It is worth while to look more particularly at the figure of a man who appeared to the Spaniards in such terrible proportions. I, for my part, believe a time will come when we shall see better than we see now what the Reformation was, and what we owe to it, and these sea-captains of Elizabeth will then form the subject of a great English national epic as grand as the ‘Odyssey.’
In my own poor way meanwhile I shall try in these lectures to draw you a sketch of Drake and his doings as they appear to myself. To-day I can but give you a part of the rich and varied story, but if all goes well I hope I may be able to continue it at a future time.
I have not yet done with Sir John Hawkins. We shall hear of him again. He became the manager of Elizabeth’s dockyards. He it was who turned out the ships that fought Philip’s fleet in the Channel in such condition that not a hull leaked, not a spar was sprung, not a rope parted at an unseasonable moment, and this at a minimum of cost. He served himself in the squadron which he had equipped. He was one of the small group of admirals who met that Sunday afternoon in the cabin of the ark Raleigh and sent the fire-ships down to stir Medina Sidonia out of his anchorage at Calais. He was a child of the sea, and at sea he died, sinking at last into his mother’s arms. But of this hereafter. I must speak now of his still more illustrious kinsman, Francis Drake.

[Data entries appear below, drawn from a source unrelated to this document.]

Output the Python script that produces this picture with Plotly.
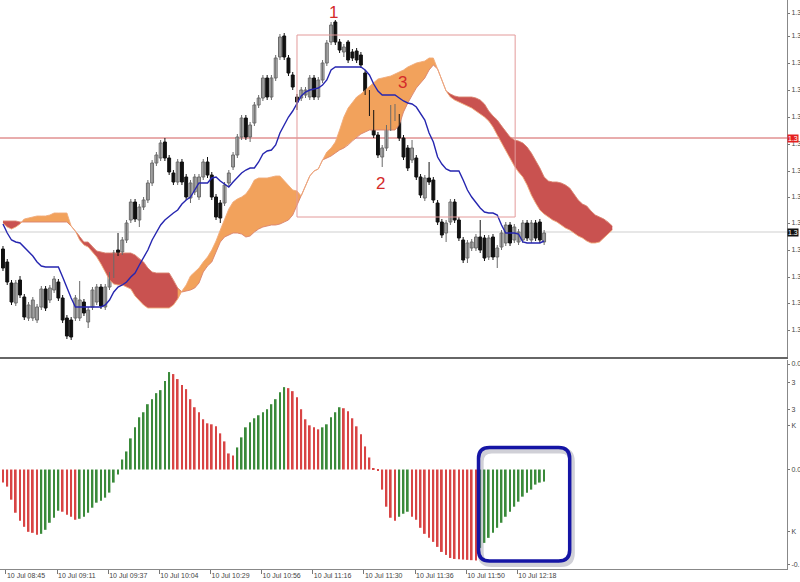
import plotly.graph_objects as go

BASE = 1.36000      # price level that the point offsets below are measured from
POINT = 0.00001     # one point

time_labels = ["10 Jul 08:45", "10 Jul 09:11", "10 Jul 09:37", "10 Jul 10:04", "10 Jul 10:29",
               "10 Jul 10:56", "10 Jul 11:16", "10 Jul 11:30", "10 Jul 11:36", "10 Jul 11:50",
               "10 Jul 12:18"]
BARS_PER_LABEL = 12

# candles (points above 1.36000)
open_pts = [108,95,74,54,77,60,39,39,37,50, 68,57,67,75,59,39,37,39,39,55,
            35,50,55,70,50,70,82,107,105,117, 137,155,137,150,157,174,194,199,215,199,
            184,175,195,180,159,165,160,180,195,182, 160,154,154,174,190,202,220,239,220,234,
            252,259,279,260,279,300,321,299,282,260, 259,262,260,279,260,277,294,315,335,315,
            305,315,305,306,302,284,264,244,222,200, 209,229,239,240,219,209,197,199,180,159,
            179,177,154,135,124,135,155,137,117,99, 109,109,120,119,100,120,100,110,114,132,
            117,115,117,134,117,134,135,115]
high_pts = [111,98,77,77,81,63,55,60,53,71, 71,72,81,78,62,42,40,62,76,58,
            50,70,73,73,73,85,107,124,120,137, 158,158,153,160,177,197,205,217,219,202,
            187,198,198,183,177,183,183,198,200,185, 163,157,175,187,205,223,242,242,235,255,
            262,282,282,282,302,323,324,302,285,263, 270,270,282,282,280,297,317,335,337,318,
            313,317,308,309,305,287,267,247,225,212, 232,252,253,243,222,212,217,202,183,182,
            195,180,157,138,137,158,158,140,120,117, 118,123,137,122,122,123,112,127,135,135,
            133,128,137,137,137,137,138,127]
low_pts = [86,72,52,51,59,37,36,36,34,47, 46,54,64,56,34,18,17,36,36,41,
           29,47,52,48,47,67,79,101,102,114, 134,135,130,147,154,171,191,196,196,182,
           172,172,172,157,154,162,157,177,179,157, 137,134,151,171,187,199,217,217,215,231,
           249,256,257,257,276,297,297,281,267,247, 256,259,257,257,257,274,291,312,312,304,
           300,294,296,294,289,262,241,219,199,190, 206,226,236,216,197,186,194,177,159,156,
           172,154,132,119,115,132,134,116,94,94, 106,106,104,96,97,97,89,107,111,111,
           114,112,114,116,114,116,114,112]
close_pts = [89,75,55,74,62,40,52,57,50,68, 49,69,78,59,37,21,20,59,57,44,
             47,67,70,51,70,82,104,104,117,134, 155,138,150,157,174,194,202,214,199,185,
             175,195,175,160,174,180,180,195,182,160, 140,139,172,184,202,220,239,220,232,252,
             259,279,260,279,299,320,300,284,270,255, 267,267,279,260,277,294,314,332,315,307,
             310,297,299,297,292,265,244,222,202,209, 229,249,250,219,200,189,209,180,162,179,
             175,157,135,122,134,155,137,119,97,114, 115,120,107,99,119,100,109,124,132,114,
             130,125,134,119,134,119,117,124]

# blue line (kijun)
kijun_pts = [133,124,117,115,114,110,106,101,95,91, 90,90,90,90,80,69,59,50,50,50,
             50,50,50,50,52,57,65,70,72,75, 80,84,92,99,107,117,125,132,137,141,
             144,147,153,157,160,167,174,174,174,179, 180,176,173,170,175,180,184,187,189,189,
             195,203,206,207,212,224,232,240,246,253, 261,265,267,268,269,272,277,287,290,290,
             290,290,290,290,290,287,282,273,266,262, 262,262,262,259,256,254,253,250,244,237,
             224,215,200,193,188,186,186,186,177,167, 160,154,149,145,144,144,142,132,124,124,
             124,123,115,114,114,114,114,116]

# cloud spans (run 16 bars past the last candle)
span_a_pts = [134,130,128,130,133,138,139,140,141,141, 141,142,144,144,144,144,131,126,117,112,
              110,105,100,93,85,77,73,72,72,70, 68,61,56,52,49,49,49,49,49,49,
              52,58,66,72,81,85,89,95,100,107, 116,127,138,148,155,158,160,163,169,177,
              179,179,179,180,181,181,176,171,167,166, 161,171,181,186,188,197,205,209,215,227,
              240,249,254,260,263,267,271,275,278,279, 280,281,283,285,287,290,292,294,295,296,
              299,299,288,277,266,260,257,255,253,251, 249,246,243,240,236,230,222,214,207,199,
              191,185,180,172,162,154,147,143,140,137, 135,132,129,127,124,121,119,116,114,114,
              115,119,122,127]
span_b_pts = [136,136,136,136,135,135,135,135,135,135, 135,135,135,135,135,135,131,126,121,115,
              115,110,106,105,104,104,104,104,104,104, 104,102,98,95,89,85,84,84,84,84,
              77,69,65,66,67,69,74,85,91,95, 105,115,120,122,124,124,123,120,121,125,
              128,130,131,132,132,133,135,137,142,152, 161,171,181,186,188,197,199,201,204,207,
              209,212,216,220,223,225,227,227,227,227, 227,227,227,232,245,254,262,269,274,279,
              287,292,288,277,266,263,261,260,260,260, 260,259,257,253,246,241,237,231,226,220,
              217,216,214,210,204,197,189,180,176,175, 175,174,172,169,163,157,153,151,146,142,
              140,138,135,131]

# oscillator histogram (points)
osc_pts = [-13,-17,-30,-43,-51,-57,-62,-63,-65,-64, -60,-53,-48,-41,-42,-45,-47,-50,-49,-47,
           -43,-38,-33,-31,-28,-23,-13,-5,10,18, 31,42,52,57,65,70,76,79,88,97,
           95,90,84,80,70,62,57,50,46,45, 43,36,28,16,14,22,32,42,47,51,
           54,57,60,65,70,77,82,81,78,72, 60,50,44,42,40,42,45,52,57,62,
           61,58,51,43,35,23,12,1,-1,-20, -37,-48,-51,-47,-44,-42,-47,-50,-58,-64,
           -68,-72,-77,-82,-85,-88,-89,-89.3,-89.6,-89.9, -90.2,-90.5,-78,-73,-68,-63,-58,-53,-47,-42,
           -37,-32,-27,-23,-20,-15,-13,-12]

price_ticks_pts = [344, 321, 294, 267, 240, 213, 186, 160, 134, 107, 80, 54, 27]
osc_ticks_pts = [105, 87, 60, 44, 0, -62, -95]
osc_tick_text = ["0.0", "3", "3", "K", "0.0", "K", "-0."]

level_red_pts = 219
bid_pts = 125

labels_text = ["1", "2", "3"]
labels_bar = [77.5, 88.7, 93.7]
labels_pts = [345, 174, 275]

box_bars = [69.0, 120.2]
box_pts = [140, 322]
hl_bars = [111.6, 133.0]
hl_osc_pts = [-91, 22]

def px(v):
    return BASE + v * POINT

n = len(open_pts)
xi = list(range(n))
m = len(span_a_pts)

ORANGE = "#f2a25c"
CRED = "#c95250"
GREEN = "#3a8a3a"
HRED = "#d84444"

fig = go.Figure()

# ---- cloud: one filled polygon per run of same-sign bars
signs = []
for a, b in zip(span_a_pts, span_b_pts):
    if a > b:
        signs.append(1)
    elif a < b:
        signs.append(-1)
    else:
        signs.append(signs[-1] if signs else 1)
runs = []
start = 0
for i in range(1, m + 1):
    if i == m or signs[i] != signs[start]:
        runs.append((start, i - 1, signs[start]))
        start = i
for s, e, sg in runs:
    lo = max(s - 1, 0) if s > 0 else s
    hi = min(e + 1, m - 1)
    idx = list(range(lo, hi + 1))
    xs = idx + idx[::-1]
    ys = [px(span_a_pts[i]) for i in idx] + [px(span_b_pts[i]) for i in idx[::-1]]
    fig.add_trace(go.Scatter(x=xs, y=ys, mode="lines", fill="toself",
                             fillcolor=ORANGE if sg > 0 else CRED,
                             line=dict(width=0), xaxis="x", yaxis="y", hoverinfo="skip"))
fig.add_trace(go.Scatter(x=list(range(m)), y=[px(v) for v in span_b_pts], mode="lines",
                         line=dict(color="#d9826e", width=0.9), xaxis="x", yaxis="y"))
fig.add_trace(go.Scatter(x=list(range(m)), y=[px(v) for v in span_a_pts], mode="lines",
                         line=dict(color="#f0ac7c", width=0.9), xaxis="x", yaxis="y"))

# ---- candles: wicks + bodies
for bull, col in [(True, "#6a6a6a"), (False, "#111111")]:
    wx, wy = [], []
    for i in xi:
        if (close_pts[i] >= open_pts[i]) == bull:
            wx += [i, i, None]
            wy += [px(low_pts[i]), px(high_pts[i]), None]
    fig.add_trace(go.Scatter(x=wx, y=wy, mode="lines", line=dict(color=col, width=1),
                             xaxis="x", yaxis="y", hoverinfo="skip"))
for bull, fillc, linec in [(True, "#d4d4d4", "#6a6a6a"), (False, "#111111", "#111111")]:
    bx, bb, bh = [], [], []
    for i in xi:
        if (close_pts[i] >= open_pts[i]) == bull:
            bx.append(i)
            bb.append(px(min(open_pts[i], close_pts[i])))
            bh.append(max(abs(close_pts[i] - open_pts[i]), 1) * POINT)
    fig.add_trace(go.Bar(x=bx, y=bh, base=bb, width=0.68,
                         marker=dict(color=fillc, line=dict(color=linec, width=1)),
                         xaxis="x", yaxis="y"))

fig.add_trace(go.Scatter(x=xi, y=[px(v) for v in kijun_pts], mode="lines",
                         line=dict(color="#2626b0", width=1.4), xaxis="x", yaxis="y"))

# ---- oscillator
hcol = [HRED] + [GREEN if osc_pts[i] > osc_pts[i - 1] else HRED for i in range(1, n)]
fig.add_trace(go.Bar(x=xi, y=[v * POINT for v in osc_pts], width=0.42,
                     marker=dict(color=hcol, line=dict(width=0)), xaxis="x2", yaxis="y2"))

shapes = []
shapes.append(dict(type="line", xref="paper", x0=0, x1=1, yref="y", y0=px(level_red_pts), y1=px(level_red_pts),
                   line=dict(color="#d25a5a", width=1), layer="below"))
shapes.append(dict(type="line", xref="paper", x0=0, x1=1, yref="y", y0=px(bid_pts), y1=px(bid_pts),
                   line=dict(color="#cfcfcf", width=1), layer="below"))
shapes.append(dict(type="rect", xref="x", yref="y", x0=box_bars[0], x1=box_bars[1],
                   y0=px(box_pts[0]), y1=px(box_pts[1]), line=dict(color="#e39a9a", width=1)))

def rounded(x0, x1, y0, y1, rx, ry):
    f = lambda v: f"{v:.6f}"
    return (f"M {f(x0+rx)},{f(y1)} L {f(x1-rx)},{f(y1)} Q {f(x1)},{f(y1)} {f(x1)},{f(y1-ry)} "
            f"L {f(x1)},{f(y0+ry)} Q {f(x1)},{f(y0)} {f(x1-rx)},{f(y0)} "
            f"L {f(x0+rx)},{f(y0)} Q {f(x0)},{f(y0)} {f(x0)},{f(y0+ry)} "
            f"L {f(x0)},{f(y1-ry)} Q {f(x0)},{f(y1)} {f(x0+rx)},{f(y1)} Z")

hx0, hx1 = hl_bars
hy0, hy1 = hl_osc_pts[0] * POINT, hl_osc_pts[1] * POINT
shapes.append(dict(type="path", xref="x2", yref="y2",
                   path=rounded(hx0 + 0.5, hx1 + 0.5, hy0 - 3 * POINT, hy1 - 3 * POINT, 2.6, 11 * POINT),
                   line=dict(color="rgba(120,120,140,0.35)", width=6)))
shapes.append(dict(type="path", xref="x2", yref="y2",
                   path=rounded(hx0, hx1, hy0, hy1, 2.6, 11 * POINT),
                   line=dict(color="#1515a5", width=3.5)))

annotations = []
for t, b, p in zip(labels_text, labels_bar, labels_pts):
    annotations.append(dict(x=b, y=px(p), xref="x", yref="y", text=t, showarrow=False,
                            font=dict(family="Liberation Sans, Arial", size=17, color="#d42a2a")))
for lvl, bg in [(level_red_pts, "#e52020"), (bid_pts, "#111111")]:
    annotations.append(dict(x=1, y=px(lvl), xref="paper", yref="y", xanchor="left", yanchor="middle",
                            text=f"{px(lvl):.5f}"[:3], showarrow=False, bgcolor=bg, borderpad=0,
                            font=dict(family="Liberation Sans, Arial", size=7, color="white")))

tickfont = dict(family="Liberation Sans, Arial", size=7, color="#444444")
xr = [-0.7, 184.0]

fig.update_layout(
    template="none",
    width=800, height=582,
    margin=dict(l=0, r=13, t=0, b=13),
    paper_bgcolor="white", plot_bgcolor="white",
    showlegend=False, barmode="overlay",
    shapes=shapes, annotations=annotations,
    xaxis=dict(domain=[0, 1], anchor="y", range=xr, showticklabels=False, ticks="",
               showgrid=False, zeroline=False, showline=True, linecolor="#666666", linewidth=2,
               automargin=False),
    yaxis=dict(domain=[1 - 357 / 569, 1], anchor="x", side="right", range=[px(0), px(357)],
               tickvals=[px(v) for v in price_ticks_pts],
               ticktext=[f"{px(v):.5f}"[:3] for v in price_ticks_pts],
               ticks="outside", ticklen=2, tickcolor="#777777", tickfont=tickfont,
               showgrid=False, zeroline=False, showline=True, linecolor="#888888", linewidth=1,
               automargin=False),
    xaxis2=dict(domain=[0, 1], anchor="y2", range=xr, matches="x",
                tickvals=[k * BARS_PER_LABEL + 0.7 for k in range(len(time_labels))],
                ticktext=time_labels, ticklabelposition="outside right",
                ticks="outside", ticklen=4, tickcolor="#777777", tickfont=tickfont,
                showgrid=False, zeroline=False, showline=True, linecolor="#888888", linewidth=1,
                automargin=False),
    yaxis2=dict(domain=[0, (569 - 360) / 569], anchor="x2", side="right",
                range=[-99 * POINT, 109 * POINT],
                tickvals=[v * POINT for v in osc_ticks_pts], ticktext=osc_tick_text,
                ticks="outside", ticklen=2, tickcolor="#777777", tickfont=tickfont,
                showgrid=False, zeroline=False, showline=True, linecolor="#888888", linewidth=1,
                automargin=False),
)

fig.write_html("out.html", config={"displayModeBar": False},
               post_script="document.body.style.margin='0';document.body.style.overflow='hidden';")
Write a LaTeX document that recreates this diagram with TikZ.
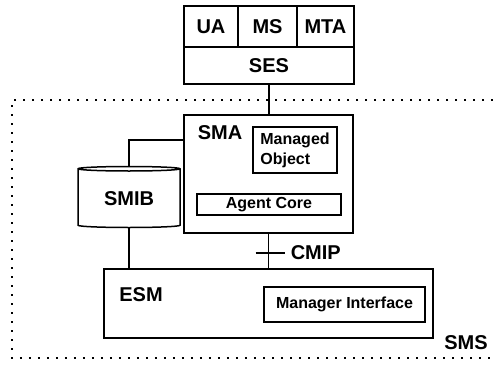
\documentclass[tikz,border=0pt]{standalone}
\usepackage{fontspec}
\setmainfont{Liberation Sans}
\usepackage{tikz}
\usetikzlibrary{shapes.geometric}

\begin{document}
\begin{tikzpicture}[x=1pt,y=-1pt,line width=1.5pt,
  bigfont/.style={font=\fontsize{20}{22}\selectfont\bfseries},
  smallfont/.style={font=\fontsize{16}{20}\selectfont\bfseries},
  blk/.style={draw,rectangle,inner sep=0pt}]
\useasboundingbox (0,0) rectangle (493,367);
% frame of the SMS
\draw[line width=1.9pt,dash pattern=on 1.9pt off 7.1pt]
  (493,100) -- (12,100) -- (12,358) -- (493,358);
% stack on top
\node[blk,bigfont,minimum width=54pt,minimum height=41pt] (ua) at (211,26.5) {UA};
\node[blk,bigfont,minimum width=59pt,minimum height=41pt] (ms) at (267.5,26.5) {MS};
\node[blk,bigfont,minimum width=57pt,minimum height=41pt] (mta) at (325.5,26.5) {MTA};
\node[blk,bigfont,minimum width=170pt,minimum height=37pt] (ses) at (269,65.5) {SES};
% agent
\node[blk,minimum width=169pt,minimum height=118pt] (sma) at (268.5,174) {};
\node[bigfont,inner sep=0pt] (smalabel) at (220,133) {SMA};
\node[blk,smallfont,align=left,minimum width=84pt,minimum height=46pt] (mo) at (295,150)
  {Managed\\Object};
\node[blk,smallfont,minimum width=144pt,minimum height=21pt] (ac) at (269,204.5) {Agent Core};
% database
\node[draw,cylinder,shape border rotate=90,aspect=0.09,bigfont,inner sep=0pt,
  minimum width=102pt,minimum height=61pt] (smib) at (129,198.5) {SMIB};
% manager
\node[blk,minimum width=329pt,minimum height=69pt] (esm) at (268.5,303.5) {};
\node[bigfont,inner sep=0pt] (esmlabel) at (141,295) {ESM};
\node[blk,smallfont,minimum width=161pt,minimum height=35pt] (mi) at (344.5,304.5)
  {Manager Interface};
\node[bigfont,inner sep=0pt] (smslabel) at (466,343) {SMS};
% links
\coordinate (smaport) at (184,140);
\draw (ses.south) -- (ses.south |- sma.north);
\draw (smaport) -| (smib.north);
\draw (smib.south) -- (smib.south |- esm.north);
\draw (sma.south) -- (sma.south |- esm.north);
\coordinate (cmiptick) at (268.5,253);
\draw (cmiptick) +(-13,0) -- +(16,0);
\node[bigfont,inner sep=0pt,anchor=west] (cmiplabel) at (290,253) {CMIP};
\end{tikzpicture}
\end{document}
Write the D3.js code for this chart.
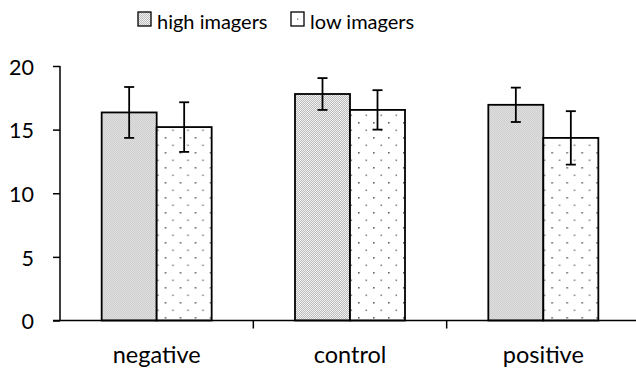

I told you the other day generally who Drake was and where he came from; how he went to sea as a boy, found favour with his master, became early an owner of his own ship, sticking steadily to trade. You hear nothing of him in connection with the Channel pirates. It was not till he was five-and-twenty that he was tempted by Hawkins into the negro-catching business, and of this one experiment was enough. He never tried it again.
The portraits of him vary very much, as indeed it is natural that they should, for most of those which pass for Drake were not meant for Drake at all. It is the fashion in this country, and a very bad fashion, when we find a remarkable portrait with no name authoritatively attached to it, to christen it at random after some eminent man, and there it remains to perplex or mislead.